NFTs have made an impact on the charitable giving sector on a much smaller scale as well. Media star Ellen DeGeneres sold an NFT and raised $33,495 for the nonprofit World Central Kitchen. Soccer icon Pelé donated 90% of the profits from an auction of NFT trading cards to his eponymous Pelé Foundation. And a project called NFT4Good sold Asian celebrity NFT trading cards for $88 each, raising $80,000 for #HateIsAVirus, an Asian American and Pacific Islander oriented anti-racism nonprofit.

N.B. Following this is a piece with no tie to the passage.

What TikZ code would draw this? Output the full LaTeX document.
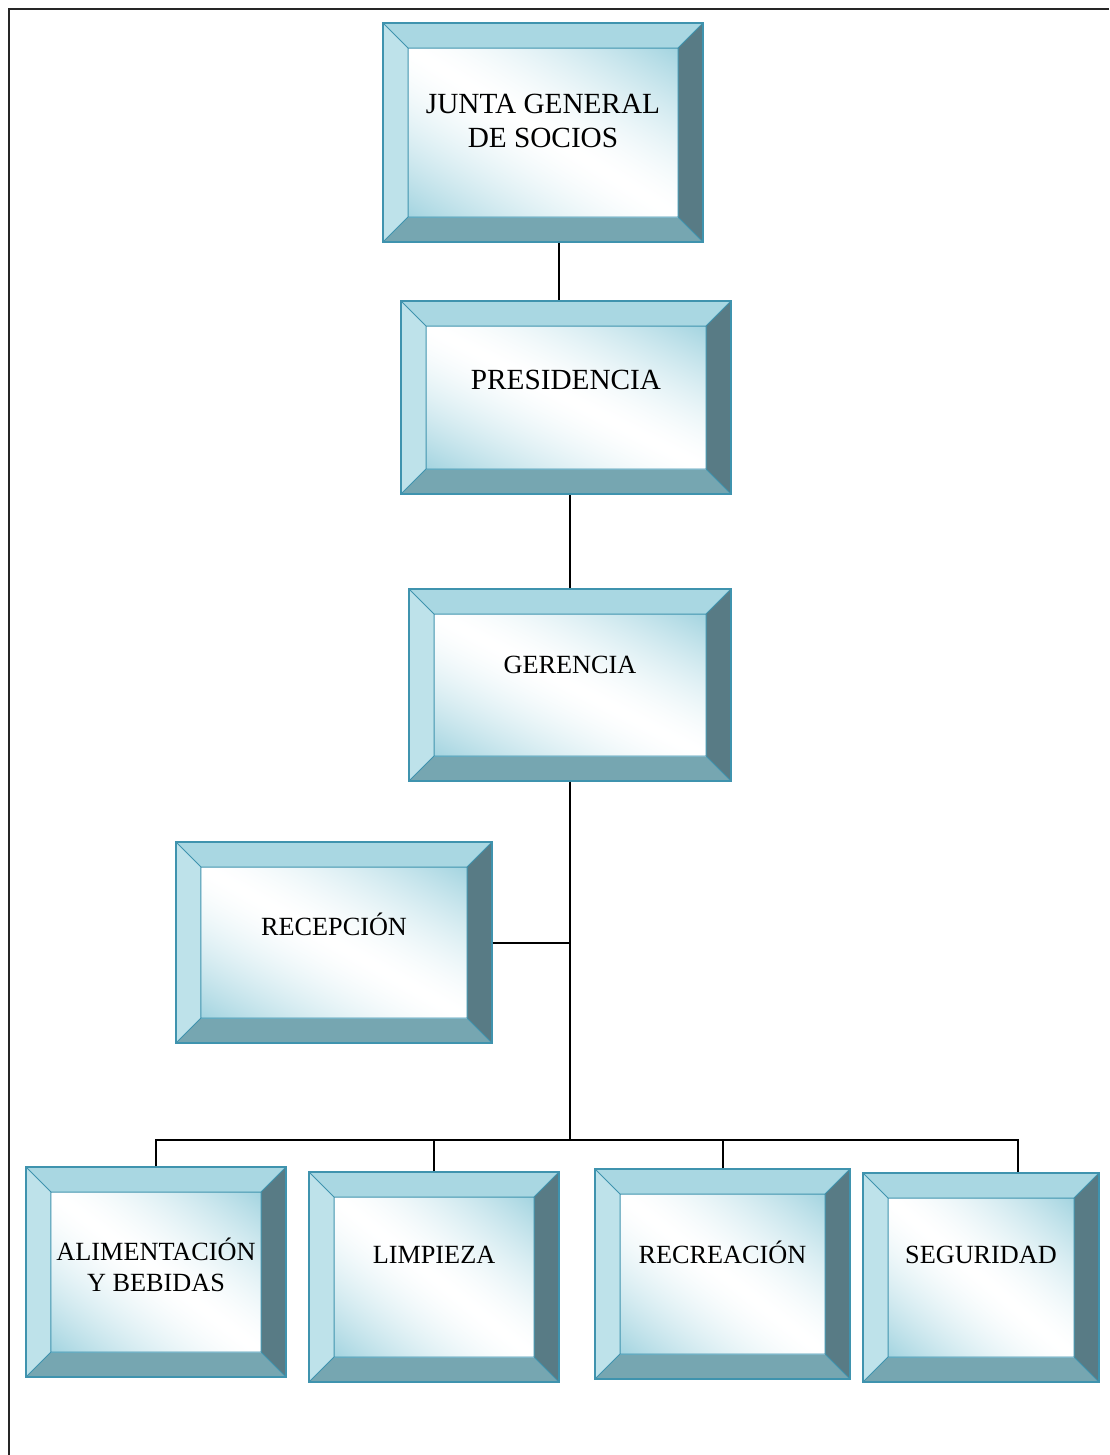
\documentclass[tikz,border=0pt]{standalone}
\usepackage{fontspec}
\setmainfont{Liberation Serif}
\usepackage{tikz}
\usetikzlibrary{calc, positioning}
\definecolor{bevtop}{HTML}{A9D7E2}
\definecolor{bevleft}{HTML}{BEE2EA}
\definecolor{bevright}{HTML}{587B85}
\definecolor{bevbottom}{HTML}{76A6B1}
\definecolor{bevline}{HTML}{3F93AE}
\pgfdeclarefunctionalshading{bevelin}{\pgfpoint{0bp}{0bp}}{\pgfpoint{100bp}{100bp}}{}{
  add 100 sub abs 50 div
  dup 1 gt {pop 1} if
  dup sqrt mul
  dup 0.361 mul 1 exch sub exch
  dup 0.169 mul 1 exch sub exch
  0.122 mul 1 exch sub
}
\newcommand{\bev}{10pt}
\tikzstyle{block} = [rectangle, draw=bevline, line width=0.5pt, align=center, inner sep=0pt,
  font=\fontsize{10.5}{12.4}\selectfont, text depth=16pt,
  path picture={
    \coordinate (nw) at (path picture bounding box.north west);
    \coordinate (ne) at (path picture bounding box.north east);
    \coordinate (se) at (path picture bounding box.south east);
    \coordinate (sw) at (path picture bounding box.south west);
    \coordinate (inw) at ($(nw)+(\bev,-\bev)$);
    \coordinate (ine) at ($(ne)+(-\bev,-\bev)$);
    \coordinate (ise) at ($(se)+(-\bev,\bev)$);
    \coordinate (isw) at ($(sw)+(\bev,\bev)$);
    \fill[bevtop] (nw) -- (ne) -- (ine) -- (inw) -- cycle;
    \fill[bevleft] (nw) -- (inw) -- (isw) -- (sw) -- cycle;
    \fill[bevright] (ne) -- (se) -- (ise) -- (ine) -- cycle;
    \fill[bevbottom] (sw) -- (isw) -- (ise) -- (se) -- cycle;
    \shade[shading=bevelin] (inw) rectangle (ise);
    \draw[bevline, line width=0.4pt] (nw) -- (inw) -- (ine) -- (ne) (ine) -- (ise) -- (se)
      (ise) -- (isw) -- (sw) (isw) -- (inw);
  }]
\tikzstyle{bigtext} = [font=\fontsize{11.7}{13.6}\selectfont]
\tikzstyle{conn} = [line width=0.8pt, black]
\tikzstyle{frame} = [line width=0.8pt, black!85]

\begin{document}
\begin{tikzpicture}[x=0.4pt, y=-0.4pt]
    \useasboundingbox (0,0) rectangle (1109,1455);
    \draw[frame] (1109,9) -- (9,9) -- (9,1455);

    \node[block, bigtext, minimum width=128pt, minimum height=87.6pt, text depth=9pt] (junta) at (543,132.5) {JUNTA GENERAL\\DE SOCIOS};
    \node[block, bigtext, minimum width=132pt, minimum height=77.2pt, text depth=14pt] (pres) at (566,397.5) {PRESIDENCIA};
    \node[block, minimum width=128.8pt, minimum height=76.8pt] (ger) at (570,685) {GERENCIA};
    \node[block, minimum width=126.4pt, minimum height=80.4pt, text depth=14.8pt] (recep) at (334,942.5) {RECEPCIÓN};
    \node[block, minimum width=104pt, minimum height=84pt, text depth=5.5pt] (alim) at (156,1272) {ALIMENTACIÓN\\Y BEBIDAS};
    \node[block, minimum width=100pt, minimum height=84pt, text depth=17.6pt] (limp) at (434,1277) {LIMPIEZA};
    \node[block, minimum width=102pt, minimum height=84pt, text depth=17.6pt] (recre) at (722.5,1274) {RECREACIÓN};
    \node[block, minimum width=94.4pt, minimum height=83.6pt, text depth=18pt] (seg) at (981,1277.5) {SEGURIDAD};
    \coordinate (bus) at (570,1140);

    \draw[conn] ([xshift=6.4pt]junta.south) -- ([xshift=6.4pt]junta.south |- pres.north);
    \draw[conn] (ger.north) -- (ger.north |- pres.south);
    \draw[conn] (ger.south) -- (bus);
    \draw[conn] (recep.east) -- (recep.east -| ger.south);
    \draw[conn] (alim.north) |- (bus) -| ([xshift=14.8pt]seg.north);
    \draw[conn] (limp.north) -- (limp.north |- bus);
    \draw[conn] (recre.north) -- (recre.north |- bus);
\end{tikzpicture}
\end{document}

It may seem as if nonprofits are limited to dealing in NFTs linked to celebrities, but that isn't true. Proctor & Gamble, which manufactures Charmin, is selling NFTs of toilet paper-inspired art nicknamed (don't laugh) NFTPs to raise money for the charity Direct Relief. In another example, Gannett, which publishes USA Today, orchestrated an Apollo 14 themed NFT auction to benefit the Air Force Space & Missile Museum Foundation and the Gannett Foundation. Merriam-Webster also joined the craze, auctioning an NFT of the definition of an NFT, and donating all proceeds to the nonprofit education organization Teach For All.

Nonprofits that don't have access to celebrities or large corporations can still successfully utilize NFT technology. All that's needed is good marketing. Since anything digital can be minted into a certified-unique NFT—an artwork, a tweet, a screenshot, a song, even an asset within a video game—the possibilities are constrained only by a creator's imagination and the buying market. Alex's Lemonade Stand Foundation, an anti-cancer nonprofit, is looking at minting NFTs from the artwork of childhood cancer patients and auctioning them during Childhood Cancer Awareness Month in September.

Nonprofits might also consider minting NFTs as gifts for donors. While their monetary value might be zero, studies have shown that reciprocity matters more. In a paper published by the U.K.-based Behavioural Insights Team, researchers noted that people given gifts are inclined to give in return. “In the case of charitable giving, this means that small gifts to donors can encourage more people to donate, particularly if the gift is seen as a thank you, rather than as something of a particular value that needs to be reciprocated to the same level.” NFTs can fulfill this role and offer the added attraction of being unusual.

But nonprofits don't have to mint, market, or sell NFTs to benefit from them; they can limit themselves to accepting them as donations. In all cases, though, there are nebulous tax implications, partly due to valuation volatility. The NFT mentioned earlier that auctioned for $69 million (appx. a $60 million winning bid plus fees) began with an asking price of $100. After being open to bidders for two weeks, it was about to be gaveled for $30 million, but the last two minutes of the auction saw its price double. It's the rarest of examples—a shocking one too since what we're talking about is essentially a .jpg file—but it illustrates why taxation considerations may be complicated for nonprofits. The IRS hasn't issued any NFT-specific guidelines yet, though they're essentially collectibles.

Could NFTs become standard in nonprofit fundraising? As with cryptocurrency, for every tireless advocate there's another, equally vociferous detractor. The technology isn't new, but popular knowledge of it can reasonably be said to be mere months old. Most neutral voices say we'll have to wait and see what develops. So much is dependent upon market forces, prospective legislation, and a track record that's yet to be well established. Not all nonprofits have the capability to work with NFTs or even accept them as gifts. But it may be prudent to explore the technology and see if there's a fit. Change happens quickly in the digital world, and it's usually better to be out front than trying to catch up.